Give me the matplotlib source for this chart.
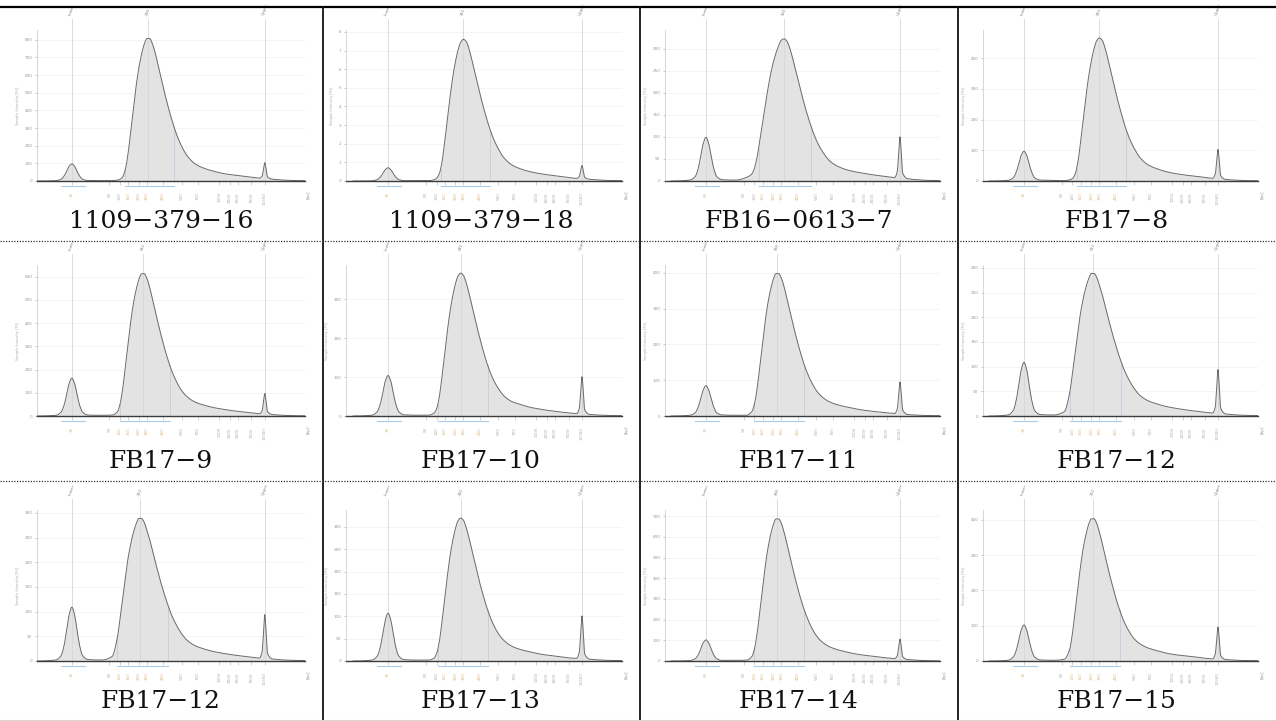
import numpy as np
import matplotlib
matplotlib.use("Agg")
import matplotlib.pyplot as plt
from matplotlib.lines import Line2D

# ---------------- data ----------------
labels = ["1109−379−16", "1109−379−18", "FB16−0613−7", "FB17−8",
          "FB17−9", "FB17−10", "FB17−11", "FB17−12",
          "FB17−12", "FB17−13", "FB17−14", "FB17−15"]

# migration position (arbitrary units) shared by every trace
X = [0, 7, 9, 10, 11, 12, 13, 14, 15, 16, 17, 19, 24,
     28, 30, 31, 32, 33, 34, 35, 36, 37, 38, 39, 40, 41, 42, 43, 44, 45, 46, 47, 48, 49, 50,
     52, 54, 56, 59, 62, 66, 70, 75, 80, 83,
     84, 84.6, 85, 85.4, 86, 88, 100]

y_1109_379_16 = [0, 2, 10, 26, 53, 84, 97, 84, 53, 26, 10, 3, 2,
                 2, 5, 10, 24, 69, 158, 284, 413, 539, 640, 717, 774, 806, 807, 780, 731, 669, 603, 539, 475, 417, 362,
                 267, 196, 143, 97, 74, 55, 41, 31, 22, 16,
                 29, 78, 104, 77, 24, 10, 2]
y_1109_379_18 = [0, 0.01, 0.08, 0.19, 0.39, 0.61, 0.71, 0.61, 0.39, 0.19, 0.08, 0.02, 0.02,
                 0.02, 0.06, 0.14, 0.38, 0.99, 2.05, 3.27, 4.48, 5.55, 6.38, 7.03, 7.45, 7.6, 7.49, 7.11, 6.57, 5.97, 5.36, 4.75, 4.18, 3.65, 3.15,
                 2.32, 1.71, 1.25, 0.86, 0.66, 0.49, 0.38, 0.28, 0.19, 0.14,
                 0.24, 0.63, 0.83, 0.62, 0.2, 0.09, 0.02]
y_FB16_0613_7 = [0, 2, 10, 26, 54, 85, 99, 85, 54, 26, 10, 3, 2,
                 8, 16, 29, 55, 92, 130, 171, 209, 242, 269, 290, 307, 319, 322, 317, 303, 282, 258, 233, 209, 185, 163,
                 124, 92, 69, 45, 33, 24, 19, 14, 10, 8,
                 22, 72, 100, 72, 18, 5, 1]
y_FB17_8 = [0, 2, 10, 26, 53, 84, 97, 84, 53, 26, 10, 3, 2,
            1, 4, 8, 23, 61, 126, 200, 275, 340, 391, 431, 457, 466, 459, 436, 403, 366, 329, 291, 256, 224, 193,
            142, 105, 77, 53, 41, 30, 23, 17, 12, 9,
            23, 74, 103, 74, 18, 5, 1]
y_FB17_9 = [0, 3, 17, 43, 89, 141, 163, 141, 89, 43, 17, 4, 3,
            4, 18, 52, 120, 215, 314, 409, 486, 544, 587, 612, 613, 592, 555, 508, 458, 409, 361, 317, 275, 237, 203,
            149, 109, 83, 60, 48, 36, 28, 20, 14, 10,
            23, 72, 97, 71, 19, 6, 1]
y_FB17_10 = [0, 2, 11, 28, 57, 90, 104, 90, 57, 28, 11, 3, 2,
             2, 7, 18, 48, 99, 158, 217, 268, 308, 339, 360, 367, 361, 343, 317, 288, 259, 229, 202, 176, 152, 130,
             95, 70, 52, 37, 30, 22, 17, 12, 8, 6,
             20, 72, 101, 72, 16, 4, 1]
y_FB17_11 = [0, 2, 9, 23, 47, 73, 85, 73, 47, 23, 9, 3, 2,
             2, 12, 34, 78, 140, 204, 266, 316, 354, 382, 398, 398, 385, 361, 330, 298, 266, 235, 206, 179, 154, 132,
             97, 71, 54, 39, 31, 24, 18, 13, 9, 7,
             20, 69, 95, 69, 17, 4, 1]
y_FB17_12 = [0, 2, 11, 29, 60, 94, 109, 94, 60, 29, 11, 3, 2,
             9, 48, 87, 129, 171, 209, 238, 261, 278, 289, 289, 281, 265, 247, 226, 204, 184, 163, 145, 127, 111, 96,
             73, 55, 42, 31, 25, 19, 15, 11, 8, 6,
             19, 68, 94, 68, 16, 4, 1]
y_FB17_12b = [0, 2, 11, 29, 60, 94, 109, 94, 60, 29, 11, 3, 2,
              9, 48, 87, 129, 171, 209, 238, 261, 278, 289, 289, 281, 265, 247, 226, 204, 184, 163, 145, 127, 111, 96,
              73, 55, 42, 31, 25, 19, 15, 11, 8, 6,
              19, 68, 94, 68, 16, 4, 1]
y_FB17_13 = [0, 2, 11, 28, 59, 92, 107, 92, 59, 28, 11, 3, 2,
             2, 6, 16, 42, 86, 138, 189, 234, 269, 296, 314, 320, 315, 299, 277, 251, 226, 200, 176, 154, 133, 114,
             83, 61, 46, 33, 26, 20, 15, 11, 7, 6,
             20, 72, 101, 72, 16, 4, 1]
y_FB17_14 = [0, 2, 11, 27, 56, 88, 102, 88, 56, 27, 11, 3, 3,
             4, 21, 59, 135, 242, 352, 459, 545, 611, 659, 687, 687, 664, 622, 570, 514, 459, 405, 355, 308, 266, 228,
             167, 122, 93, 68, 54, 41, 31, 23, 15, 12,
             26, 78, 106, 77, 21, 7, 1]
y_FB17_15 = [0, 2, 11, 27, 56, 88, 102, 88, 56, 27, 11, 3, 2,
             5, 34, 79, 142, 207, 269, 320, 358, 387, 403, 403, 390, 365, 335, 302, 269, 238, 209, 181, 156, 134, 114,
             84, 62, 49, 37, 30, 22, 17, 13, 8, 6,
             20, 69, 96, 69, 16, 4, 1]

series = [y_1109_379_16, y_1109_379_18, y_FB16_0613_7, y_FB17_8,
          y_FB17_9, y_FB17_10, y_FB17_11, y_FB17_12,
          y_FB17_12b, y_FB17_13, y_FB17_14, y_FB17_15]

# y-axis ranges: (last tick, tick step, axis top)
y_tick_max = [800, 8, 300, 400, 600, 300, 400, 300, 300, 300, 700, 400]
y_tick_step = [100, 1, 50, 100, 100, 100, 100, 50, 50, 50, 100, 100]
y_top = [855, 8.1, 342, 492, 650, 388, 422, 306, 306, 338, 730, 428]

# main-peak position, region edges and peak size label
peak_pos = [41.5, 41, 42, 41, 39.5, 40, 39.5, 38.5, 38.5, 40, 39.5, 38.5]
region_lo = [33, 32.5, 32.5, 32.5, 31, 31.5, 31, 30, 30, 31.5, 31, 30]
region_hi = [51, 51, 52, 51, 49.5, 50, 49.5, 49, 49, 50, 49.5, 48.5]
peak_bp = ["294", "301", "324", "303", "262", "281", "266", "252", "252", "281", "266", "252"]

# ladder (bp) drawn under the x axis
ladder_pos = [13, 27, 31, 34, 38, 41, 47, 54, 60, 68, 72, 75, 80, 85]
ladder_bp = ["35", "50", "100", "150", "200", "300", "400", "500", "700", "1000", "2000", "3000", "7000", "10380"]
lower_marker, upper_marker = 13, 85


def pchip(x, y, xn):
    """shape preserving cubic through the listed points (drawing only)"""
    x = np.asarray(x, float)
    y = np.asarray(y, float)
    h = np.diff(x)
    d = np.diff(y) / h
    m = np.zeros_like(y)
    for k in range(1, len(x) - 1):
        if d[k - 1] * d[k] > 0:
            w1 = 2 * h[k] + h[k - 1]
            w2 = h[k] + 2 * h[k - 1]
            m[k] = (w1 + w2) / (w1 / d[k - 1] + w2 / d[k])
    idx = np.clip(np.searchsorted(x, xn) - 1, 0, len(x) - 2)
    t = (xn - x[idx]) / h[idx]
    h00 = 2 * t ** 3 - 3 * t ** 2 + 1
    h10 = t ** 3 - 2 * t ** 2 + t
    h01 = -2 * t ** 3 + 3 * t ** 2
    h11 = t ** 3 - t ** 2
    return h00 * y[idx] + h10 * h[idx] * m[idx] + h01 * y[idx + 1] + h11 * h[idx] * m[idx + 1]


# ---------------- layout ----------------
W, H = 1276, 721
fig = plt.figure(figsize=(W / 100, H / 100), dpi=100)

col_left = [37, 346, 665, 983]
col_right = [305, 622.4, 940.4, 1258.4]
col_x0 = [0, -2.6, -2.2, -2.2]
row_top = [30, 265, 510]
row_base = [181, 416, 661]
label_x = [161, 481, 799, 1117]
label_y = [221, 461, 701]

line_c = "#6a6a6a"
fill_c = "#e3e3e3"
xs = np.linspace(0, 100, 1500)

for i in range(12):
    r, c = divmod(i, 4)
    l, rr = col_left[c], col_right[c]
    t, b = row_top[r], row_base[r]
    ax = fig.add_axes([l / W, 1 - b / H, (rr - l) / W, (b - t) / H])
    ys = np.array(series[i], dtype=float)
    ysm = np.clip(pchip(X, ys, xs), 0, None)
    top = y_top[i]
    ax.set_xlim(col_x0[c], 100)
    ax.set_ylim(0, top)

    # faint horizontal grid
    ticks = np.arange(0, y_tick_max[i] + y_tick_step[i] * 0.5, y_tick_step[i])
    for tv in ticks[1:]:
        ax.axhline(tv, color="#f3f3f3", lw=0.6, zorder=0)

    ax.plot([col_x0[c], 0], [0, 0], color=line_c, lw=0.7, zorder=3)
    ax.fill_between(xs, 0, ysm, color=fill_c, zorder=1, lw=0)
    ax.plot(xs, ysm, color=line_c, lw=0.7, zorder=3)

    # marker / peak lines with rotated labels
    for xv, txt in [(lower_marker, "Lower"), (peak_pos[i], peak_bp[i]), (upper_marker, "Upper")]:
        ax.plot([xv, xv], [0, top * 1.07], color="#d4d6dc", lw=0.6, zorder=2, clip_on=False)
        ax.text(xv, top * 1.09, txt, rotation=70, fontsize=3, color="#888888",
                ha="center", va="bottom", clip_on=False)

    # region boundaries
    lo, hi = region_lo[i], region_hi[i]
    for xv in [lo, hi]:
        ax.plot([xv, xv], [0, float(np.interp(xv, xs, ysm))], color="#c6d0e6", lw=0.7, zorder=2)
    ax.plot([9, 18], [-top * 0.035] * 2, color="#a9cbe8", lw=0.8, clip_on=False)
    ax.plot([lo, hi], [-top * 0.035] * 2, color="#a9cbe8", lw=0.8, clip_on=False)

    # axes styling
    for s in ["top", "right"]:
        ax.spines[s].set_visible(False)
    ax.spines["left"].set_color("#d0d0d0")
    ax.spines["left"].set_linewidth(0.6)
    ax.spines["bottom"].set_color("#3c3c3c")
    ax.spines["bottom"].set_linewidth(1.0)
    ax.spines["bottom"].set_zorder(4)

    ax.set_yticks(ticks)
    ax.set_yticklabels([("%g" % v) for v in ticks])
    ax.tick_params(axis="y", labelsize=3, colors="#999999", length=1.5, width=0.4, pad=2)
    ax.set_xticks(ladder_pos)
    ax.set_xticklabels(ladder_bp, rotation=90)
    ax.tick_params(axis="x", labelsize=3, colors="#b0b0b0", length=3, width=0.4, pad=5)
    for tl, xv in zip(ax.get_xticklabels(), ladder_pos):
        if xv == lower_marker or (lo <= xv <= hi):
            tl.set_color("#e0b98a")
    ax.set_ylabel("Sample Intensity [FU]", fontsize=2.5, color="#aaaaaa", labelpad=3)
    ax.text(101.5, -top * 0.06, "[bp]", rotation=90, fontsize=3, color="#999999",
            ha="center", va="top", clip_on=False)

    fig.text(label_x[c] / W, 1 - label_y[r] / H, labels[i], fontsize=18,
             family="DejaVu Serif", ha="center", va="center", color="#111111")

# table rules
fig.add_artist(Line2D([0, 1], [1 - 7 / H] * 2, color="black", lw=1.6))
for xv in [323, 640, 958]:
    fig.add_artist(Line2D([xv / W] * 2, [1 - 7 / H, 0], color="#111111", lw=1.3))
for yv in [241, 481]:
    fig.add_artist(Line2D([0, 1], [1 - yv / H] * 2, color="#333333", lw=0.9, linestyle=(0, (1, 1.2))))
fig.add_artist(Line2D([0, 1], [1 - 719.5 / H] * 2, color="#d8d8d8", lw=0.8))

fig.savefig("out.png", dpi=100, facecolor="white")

= = = = = = =

Request => Write out nothing but the lines from the start of the data through the line with "84, 84.6, 85, 85.4, 86, 88, 100]". Leave out the pictures.

Answer to the problem =>
Give me the matplotlib source for this chart.
import numpy as np
import matplotlib
matplotlib.use("Agg")
import matplotlib.pyplot as plt
from matplotlib.lines import Line2D

# ---------------- data ----------------
labels = ["1109−379−16", "1109−379−18", "FB16−0613−7", "FB17−8",
          "FB17−9", "FB17−10", "FB17−11", "FB17−12",
          "FB17−12", "FB17−13", "FB17−14", "FB17−15"]

# migration position (arbitrary units) shared by every trace
X = [0, 7, 9, 10, 11, 12, 13, 14, 15, 16, 17, 19, 24,
     28, 30, 31, 32, 33, 34, 35, 36, 37, 38, 39, 40, 41, 42, 43, 44, 45, 46, 47, 48, 49, 50,
     52, 54, 56, 59, 62, 66, 70, 75, 80, 83,
     84, 84.6, 85, 85.4, 86, 88, 100]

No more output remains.